Nicholas Hopkinson
Philip Morris International (PMI) products kill at least one million people per year. Its acquisition of Vectura, a company which specialises in inhaled medications, taken by many people who have lung disease caused or aggravated by smoking, is grotesque. The move has been widely condemned by professional and patient groups including the American Lung Association, the American Thoracic, British Thoracic and European Respiratory Societies, The European Lung Foundation, the COPD Foundation and the Asthma UK and British Lung Foundation Partnership.
PMI asserts that it can run Vectura at arm’s length, and that all will be business as usual. In fact, now that Vectura has become part of the tobacco industry it becomes subject to the rules and guidelines that rightly exclude the tobacco industry from a range of activities. These rules exist because of the way that the industry’s long history of killing people for profit has gone hand in hand with deception, dishonesty, and corrupt practices. Vectura, its employees and people who continue to collaborate with the company will be excluded from membership of professional societies, from participation in conferences (a measure enacted immediately when the takeover was announced), from publication in respectable peer-reviewed journals and from grant schemes and collaborations with respectable universities. Its employees will need to consider their positions. Universities should urgently review and terminate any existing collaborations with Vectura and ensure that no new ones are established.

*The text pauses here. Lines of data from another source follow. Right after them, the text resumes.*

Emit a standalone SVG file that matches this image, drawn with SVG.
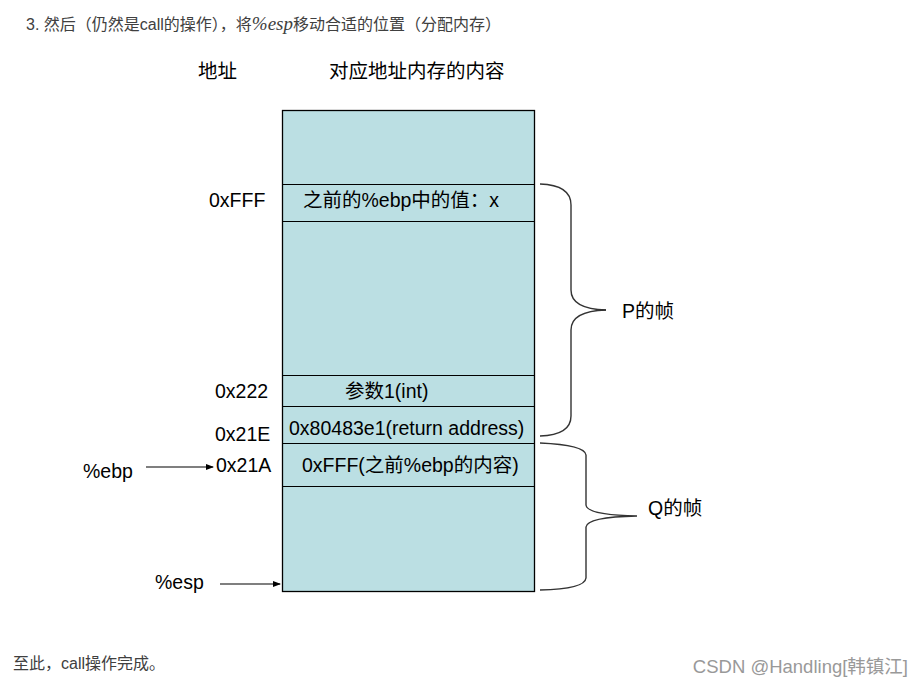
<svg xmlns="http://www.w3.org/2000/svg" width="921" height="688" viewBox="0 0 921 688">
<style>
.t{font-family:"Liberation Sans","Noto Sans CJK SC",sans-serif;font-size:19.5px;fill:#000}
.h{font-family:"Liberation Sans","Noto Sans CJK SC",sans-serif;font-size:16px;fill:#404040}
.cell{fill:#bbdfe3;stroke:#000;stroke-width:1.3}
.ln{stroke:#000;stroke-width:1.2}
.br{fill:none;stroke:#333;stroke-width:1.4}
</style>
<defs>
<marker id="ah" markerWidth="8" markerHeight="8" refX="7" refY="4" orient="auto" markerUnits="userSpaceOnUse">
<path d="M0,1 L8,4 L0,7 Z" fill="#000"/>
</marker>
</defs>
<rect width="921" height="688" fill="#fff"/>
<text class="h" x="26" y="30">3. 然后（仍然是call的操作），将<tspan font-family="'Liberation Serif',serif" font-style="italic" font-size="19">%esp</tspan>移动合适的位置（分配内存）</text>
<text class="t" x="198" y="78">地址</text>
<text class="t" x="329" y="78">对应地址内存的内容</text>

<g id="stack">
<rect class="cell" x="282.5" y="110.5" width="252" height="481"/>
<line class="ln" x1="282" y1="184.5" x2="535" y2="184.5"/>
<line class="ln" x1="282" y1="221.5" x2="535" y2="221.5"/>
<line class="ln" x1="282" y1="375.5" x2="535" y2="375.5"/>
<line class="ln" x1="282" y1="406.5" x2="535" y2="406.5"/>
<line class="ln" x1="282" y1="443.5" x2="535" y2="443.5"/>
<line class="ln" x1="282" y1="486.5" x2="535" y2="486.5"/>
</g>
<g id="cell-fff"><text class="t" x="303" y="207">之前的%ebp中的值：x</text><text class="t" x="209" y="207">0xFFF</text></g>
<g id="cell-222"><text class="t" x="345" y="398">参数1(int)</text><text class="t" x="215" y="398">0x222</text></g>
<g id="cell-21e"><text class="t" x="289" y="435">0x80483e1(return address)</text><text class="t" x="215" y="441">0x21E</text></g>
<g id="cell-21a"><text class="t" x="302" y="472">0xFFF(之前%ebp的内容)</text><text class="t" x="216" y="472">0x21A</text></g>
<g id="ebp"><text class="t" x="83" y="478">%ebp</text></g>
<g id="esp"><text class="t" x="155" y="589">%esp</text></g>
<g id="p-frame"><text class="t" x="622" y="318">P的帧</text></g>
<g id="q-frame"><text class="t" x="648" y="515">Q的帧</text></g>

<g id="connectors">
<line class="ln" x1="146" y1="467" x2="213" y2="467" marker-end="url(#ah)"/>
<line class="ln" x1="220" y1="584" x2="280" y2="584" marker-end="url(#ah)"/>
<path class="br" d="M540,184 Q571,185 571,205 L571,290 Q571,309 606,310 Q571,311 571,330 L571,416 Q571,435 540,436"/>
<line class="br" x1="598" y1="310" x2="606" y2="310"/>
<path class="br" d="M540,443 Q585,445 586,455 L586,505 Q587,515 637,516 Q587,517 586,527 L586,578 Q585,589 540,590"/>
</g>

<text class="h" x="13" y="669" font-size="15.5">至此，call操作完成。</text>
<text x="908" y="673" text-anchor="end" font-family="'Liberation Sans','Noto Sans CJK SC',sans-serif" font-size="18.5" fill="#999">CSDN @Handling[韩镇江]</text>
</svg>
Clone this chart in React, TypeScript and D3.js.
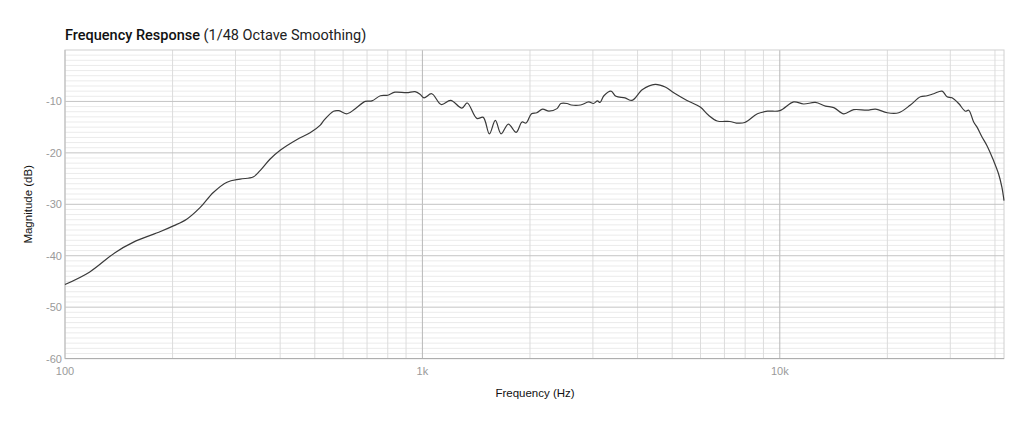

The latest Global Tobacco Industry Interference Index highlights the pervasive, malign impact of the tobacco industry in obstructing the tobacco control measures that are needed to bring the smoking epidemic to an end. Enforcement of Article 5.3 of the WHO Framework Convention on Tobacco Control (FCTC) must be heightened, to ensure that the tobacco industry project to insinuate itself into discussion about public health and policy is not allowed to succeed.
Neither people with COPD and asthma nor their healthcare professionals will wish inhaled treatments to be providing a profit to the tobacco industry whose primary business causes or worsens these illnesses. Fortunately, the inhaler market is crowded, and many alternatives are available so that most people with lung disease can be initiated onto a non-tobacco industry linked drug or, where they are already on one, switched across to a different device which is similarly effective.
The takeover of Vectura has only been possible because PMI has been allowed to avoid paying the external costs that accrue through the life cycle of its products – the environmental degradation, lost productivity, death and disease. Smoking is estimated to cause a global social burden of more than $2 Trillion/year. This takeover is a wakeup call – we urgently need to address this market failure, claw back these costs through measures including “polluter pays” levies on tobacco industry profits and accelerating the implementation of FCTC measures which are known to be effective on affordability, advertising and industry interference.
Nicholas Hopkinson is a Professor of Respiratory Medicine at Imperial College, London and a chest physician at Royal Brompton Hospital. His clinical and research focus is on smoking related lung disease. He is Chair of ASH(UK) and also Medical Director of the British Lung Foundation.